Earth Day can feel like it’s always been here—calendared, branded, and instantly recognizable. But the very first Earth Day, held on April 22, 1970, looked more like a patchwork “day of learning and doing” than a single, uniform event.
This is where primary sources matter. Instead of repeating the smooth origin story we’ve all heard, you can reconstruct what actually happened by looking at what people left behind in real time: newspaper coverage, event flyers and posters, photographs with captions, and statements from organizers that were published close to the date.
Below is a mini historical documentary approach: what’s well documented, what’s commonly retold without clear proof, and a simple way to fact-check Earth Day claims for yourself—without turning it into an argument.
Why 1970 Was a Turning Point (Context Without Hype)

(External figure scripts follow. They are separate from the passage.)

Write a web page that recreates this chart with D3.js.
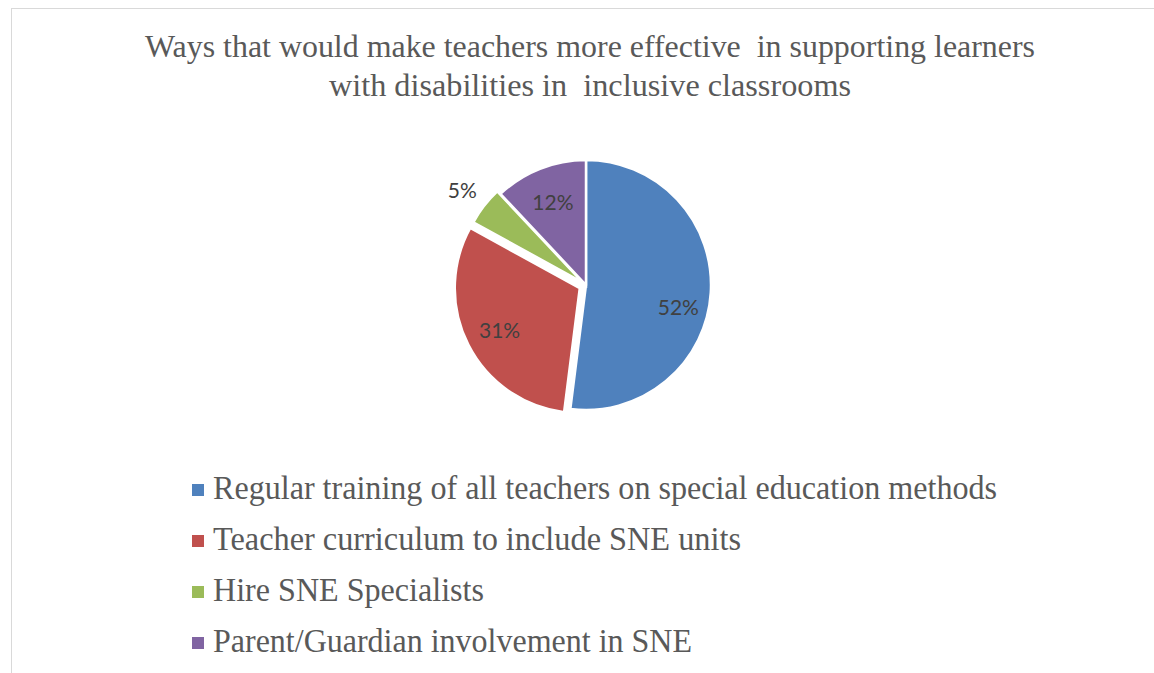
<!DOCTYPE html>
<html>
<head>
<meta charset="utf-8">
<script src="https://cdn.jsdelivr.net/npm/d3@7"></script>
<style>
  html, body { margin: 0; padding: 0; background: #ffffff; }
  svg { display: block; }
</style>
</head>
<body>
<svg id="chart" width="1154" height="673"></svg>
<script>
// Survey responses: ways to make teachers more effective with learners with disabilities
const categories = [
  "Regular training of all teachers on special education methods",
  "Teacher curriculum to include SNE units",
  "Hire SNE Specialists",
  "Parent/Guardian involvement in SNE"
];
const shares = [52, 31, 5, 12];
const sliceColors = ["#4F81BD", "#C0504D", "#9BBB59", "#8064A2"];
const titleLines = [
  "Ways that would make teachers more effective  in supporting learners",
  "with disabilities in  inclusive classrooms"
];

const W = 1154, H = 673;
const svg = d3.select("#chart");

// chart area frame
svg.append("rect")
  .attr("x", 11.5).attr("y", 8.5)
  .attr("width", W).attr("height", H)
  .attr("fill", "#ffffff")
  .attr("stroke", "#d9d9d9").attr("stroke-width", 1);

// title
const titleG = svg.append("g")
  .attr("font-family", "'Liberation Serif', 'Times New Roman', serif")
  .attr("font-size", 31)
  .attr("fill", "#595959")
  .attr("text-anchor", "middle");
const titleWidths = [890, 522];
titleLines.forEach((t, i) => {
  titleG.append("text")
    .attr("x", 590)
    .attr("y", 57 + i * 39)
    .attr("textLength", titleWidths[i])
    .attr("lengthAdjust", "spacingAndGlyphs")
    .style("white-space", "pre")
    .text(t);
});

// pie
const cx = 586, cy = 285, radius = 125;
const explode = [0, 7, 4, 0];          // outward offset per slice
const labelRadius = [0.74, 0.72, 1.22, 0.72];
const labelNudge = [[0, 16], [0, 0], [0, 0], [0, 0]];

const pie = d3.pie().sort(null).value(d => d);
const arcs = pie(shares);
const arc = d3.arc().innerRadius(0).outerRadius(radius);

const pieG = svg.append("g").attr("transform", `translate(${cx},${cy})`);

pieG.selectAll("path")
  .data(arcs)
  .join("path")
  .attr("d", arc)
  .attr("fill", (d, i) => sliceColors[i])
  .attr("stroke", "#ffffff")
  .attr("stroke-width", 2.5)
  .attr("stroke-linejoin", "miter")
  .attr("transform", (d, i) => {
    const a = (d.startAngle + d.endAngle) / 2;
    return `translate(${Math.sin(a) * explode[i]},${-Math.cos(a) * explode[i]})`;
  });

pieG.selectAll("text")
  .data(arcs)
  .join("text")
  .attr("font-family", "Lato, 'Open Sans', sans-serif")
  .attr("font-size", 21)
  .attr("fill", "#404040")
  .attr("text-anchor", "middle")
  .attr("dominant-baseline", "central")
  .attr("x", (d, i) => {
    const a = (d.startAngle + d.endAngle) / 2;
    return Math.sin(a) * (radius * labelRadius[i] + explode[i]) + labelNudge[i][0];
  })
  .attr("y", (d, i) => {
    const a = (d.startAngle + d.endAngle) / 2;
    return -Math.cos(a) * (radius * labelRadius[i] + explode[i]) + labelNudge[i][1];
  })
  .text(d => d.data + "%");

// legend
const legendY = d3.scalePoint().domain(d3.range(categories.length)).range([499, 652]);
const legendWidths = [784, 528, 271, 479];
const legendG = svg.append("g")
  .attr("font-family", "'Liberation Serif', 'Times New Roman', serif")
  .attr("font-size", 33)
  .attr("fill", "#595959");

categories.forEach((c, i) => {
  const y = legendY(i);
  legendG.append("rect")
    .attr("x", 192).attr("y", y - 15)
    .attr("width", 12).attr("height", 12)
    .attr("fill", sliceColors[i]);
  legendG.append("text")
    .attr("x", 213).attr("y", y)
    .attr("textLength", legendWidths[i])
    .attr("lengthAdjust", "spacingAndGlyphs")
    .text(c);
});
</script>
</body>
</html>
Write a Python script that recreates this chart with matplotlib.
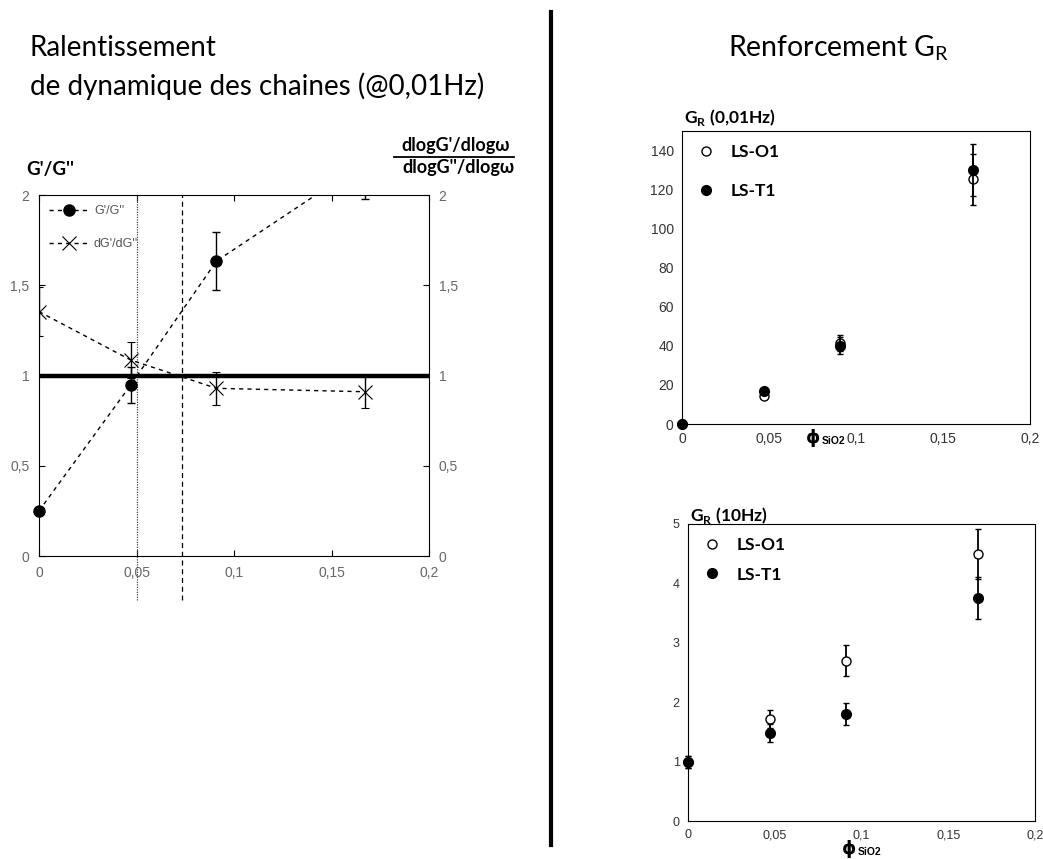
import matplotlib.pyplot as plt
import matplotlib as mpl
import numpy as np
from matplotlib.lines import Line2D
from matplotlib.ticker import FuncFormatter, MultipleLocator

# silica volume fraction
phi = [0, 0.047, 0.091, 0.167]

# left chart: slowing of chain dynamics (@0,01Hz)
ratio_g = [0.25, 0.947, 1.634, 2.18]
ratio_g_err = [0, 0.1, 0.16, 0.2]
ratio_slope = [1.354, 1.086, 0.929, 0.91]
ratio_slope_err = [0.135, 0.1, 0.09, 0.09]
phi_dotted = 0.0503
phi_dashed = 0.0732

# right top: reinforcement G_R at 0,01Hz
gr_low_o1 = [0, 14.2, 41.5, 125.2]
gr_low_o1_err = [1, 1.5, 4, 13]
gr_low_t1 = [0, 16.7, 40.1, 130.0]
gr_low_t1_err = [1, 1.5, 4.5, 13.5]

# right bottom: reinforcement G_R at 10Hz
gr_high_o1 = [1.0, 1.72, 2.70, 4.49]
gr_high_o1_err = [0.1, 0.15, 0.26, 0.42]
gr_high_t1 = [1.0, 1.48, 1.80, 3.75]
gr_high_t1_err = [0.1, 0.15, 0.18, 0.35]

W, H = 1043, 859
fig = plt.figure(figsize=(W / 100, H / 100), dpi=100)
plt.rcParams['font.family'] = ['Lato', 'DejaVu Sans']

comma = FuncFormatter(lambda v, p: ('%g' % round(v, 4)).replace('.', ','))


def px_axes(l, t, r, b):
    return fig.add_axes([l / W, 1 - b / H, (r - l) / W, (b - t) / H])


def fx(x):
    return x / W


def fy(y):
    return 1 - y / H


# ---------------- left chart
ax = px_axes(39, 195, 429, 556)
ax.axhline(1, color='black', lw=3.2, zorder=3)
ax.axvline(phi_dotted, ymin=-0.122, ymax=1, color='#444444', lw=0.9,
           ls=(0, (1, 1)), clip_on=False)
ax.axvline(phi_dashed, ymin=-0.122, ymax=1, color='black', lw=0.9,
           ls=(0, (4, 3)), clip_on=False)
ax.errorbar(phi, ratio_g, yerr=ratio_g_err, fmt='none', ecolor='black',
            capsize=3, elinewidth=1, zorder=4)
ax.plot(phi, ratio_g, color='black', ls=(0, (3, 3)), lw=1, zorder=4)
inside = np.array(ratio_g) <= 2
ax.plot(np.array(phi)[inside], np.array(ratio_g)[inside], 'o', color='black',
        ms=8, clip_on=False, zorder=5)
ax.errorbar(phi, ratio_slope, yerr=ratio_slope_err, fmt='x', color='black',
            ms=10, mew=0.8, ls=(0, (3, 3)), lw=1, capsize=3, elinewidth=1,
            zorder=4)
ax.set_xlim(0, 0.2)
ax.set_ylim(0, 2)
ax.xaxis.set_major_locator(MultipleLocator(0.05))
ax.yaxis.set_major_locator(MultipleLocator(0.5))
ax.xaxis.set_major_formatter(comma)
ax.yaxis.set_major_formatter(comma)
ax.tick_params(direction='in', top=True, right=True, labelright=True, length=4,
               labelsize=10, labelcolor='#666666', pad=7)
for lab in ax.get_xticklabels() + ax.get_yticklabels():
    lab.set_family('Liberation Sans')
for t in ax.yaxis.get_major_ticks():
    t.label2.set_family('Liberation Sans')
handles = [Line2D([], [], color='black', ls=(0, (3, 3)), lw=1, marker='o', ms=8),
           Line2D([], [], color='black', ls=(0, (3, 3)), lw=1, marker='x', ms=10, mew=0.8)]
leg = ax.legend(handles, ["G'/G''", "dG'/dG''"], loc='upper left', frameon=False,
                handlelength=3.2, labelspacing=1.7, handletextpad=0.4,
                borderaxespad=0.4, prop={'family': 'Liberation Sans', 'size': 9})
for t in leg.get_texts():
    t.set_color('#555555')

fig.text(fx(26), fy(170), "G'/G''", fontsize=13.5, fontweight='bold', va='center')
fig.text(fx(456), fy(146), "dlogG'/dlog\u03c9", fontsize=13, fontweight='bold',
         ha='center', va='center')
fig.text(fx(458), fy(168), "dlogG''/dlog\u03c9", fontsize=13, fontweight='bold',
         ha='center', va='center')
fig.add_artist(Line2D([fx(394), fx(514)], [fy(157), fy(157)], color='black', lw=1.3))

# titles and separator
fig.text(fx(30), fy(48), 'Ralentissement', fontsize=20, va='center')
fig.text(fx(30), fy(86), 'de dynamique des chaines (@0,01Hz)', fontsize=20, va='center')
fig.text(fx(728), fy(48), r'Renforcement G$_\mathregular{R}$', fontsize=20.5, va='center')
fig.add_artist(Line2D([fx(551), fx(551)], [fy(12), fy(845)], color='black', lw=3))


# ---------------- right charts
def gr_chart(box, o1, o1_err, t1, t1_err, ymax, ystep, label, label_y, xlab_xy,
             leg_anchor, lsp, tsize):
    a = px_axes(*box)
    a.errorbar(phi, o1, yerr=o1_err, fmt='o', mfc='white', mec='black', color='black',
               ms=6.5, capsize=2.5, elinewidth=1.3, zorder=3, clip_on=False)
    a.errorbar(phi, t1, yerr=t1_err, fmt='o', color='black',
               ms=7, capsize=2.5, elinewidth=1.3, zorder=4, clip_on=False)
    a.set_xlim(0, 0.2)
    a.set_ylim(0, ymax)
    a.xaxis.set_major_locator(MultipleLocator(0.05))
    a.yaxis.set_major_locator(MultipleLocator(ystep))
    a.tick_params(direction='in', length=0)
    a.tick_params(labelsize=tsize, labelcolor='#333333', pad=6)
    for lab in a.get_xticklabels() + a.get_yticklabels():
        lab.set_family('Liberation Sans')
    a.xaxis.set_major_formatter(comma)
    a.yaxis.set_major_formatter(comma)
    h = [Line2D([], [], ls='none', marker='o', mfc='white', mec='black', ms=6.5),
         Line2D([], [], ls='none', marker='o', color='black', ms=7)]
    a.legend(h, ['LS-O1', 'LS-T1'], loc='upper left', bbox_to_anchor=leg_anchor,
             frameon=False, handlelength=1, handletextpad=0.9, labelspacing=lsp,
             prop={'family': 'Lato', 'weight': 'bold', 'size': 12.5})
    fig.text(fx(box[0] + 2), fy(label_y), 'G$_\\mathregular{R}$ ' + label,
             fontsize=12.5, fontweight='bold', va='center')
    fig.text(fx(xlab_xy[0]), fy(xlab_xy[1]), '\u0278', fontsize=13, fontweight='bold',
             va='center', family=['DejaVu Sans'])
    fig.text(fx(xlab_xy[0] + 16), fy(xlab_xy[1] + 3), 'SiO2', fontsize=7.5,
             fontweight='bold', va='center', family=['Liberation Sans'])
    return a


gr_chart((682, 131, 1030, 424), gr_low_o1, gr_low_o1_err, gr_low_t1, gr_low_t1_err,
         150, 20, '(0,01Hz)', 117, (806, 438), (0.0, 1.01), 1.35, 10)
gr_chart((688, 524, 1035, 821), gr_high_o1, gr_high_o1_err, gr_high_t1, gr_high_t1_err,
         5, 1, '(10Hz)', 515, (842, 849), (0.0, 1.01), 0.8, 9)

fig.savefig('out.png', dpi=100)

By 1970, environmental concerns were showing up in everyday life—air and water pollution, litter, and questions about how modern growth affected health and neighborhoods. Earth Day didn’t appear out of nowhere; it drew energy from a broader moment when colleges, schools, civic groups, and local leaders were already experimenting with public education campaigns and community events.
A key format was the “teach-in.” Historically, teach-ins were public, discussion-based educational events (often held on campuses) where people learned about an issue through lectures, panels, and questions. For Earth Day, that model translated well: it let communities host programs that were part class, part town hall, and part fair—without requiring a single national script.
What People Did That Day: Teach-Ins, Cleanup Efforts, and Community Events (Verified Examples)
If you read contemporary coverage from April 1970, you’ll see Earth Day described through event types more than one “official program.” Many places emphasized education—talks, film screenings, classroom lessons, and science demonstrations—alongside hands-on community activities.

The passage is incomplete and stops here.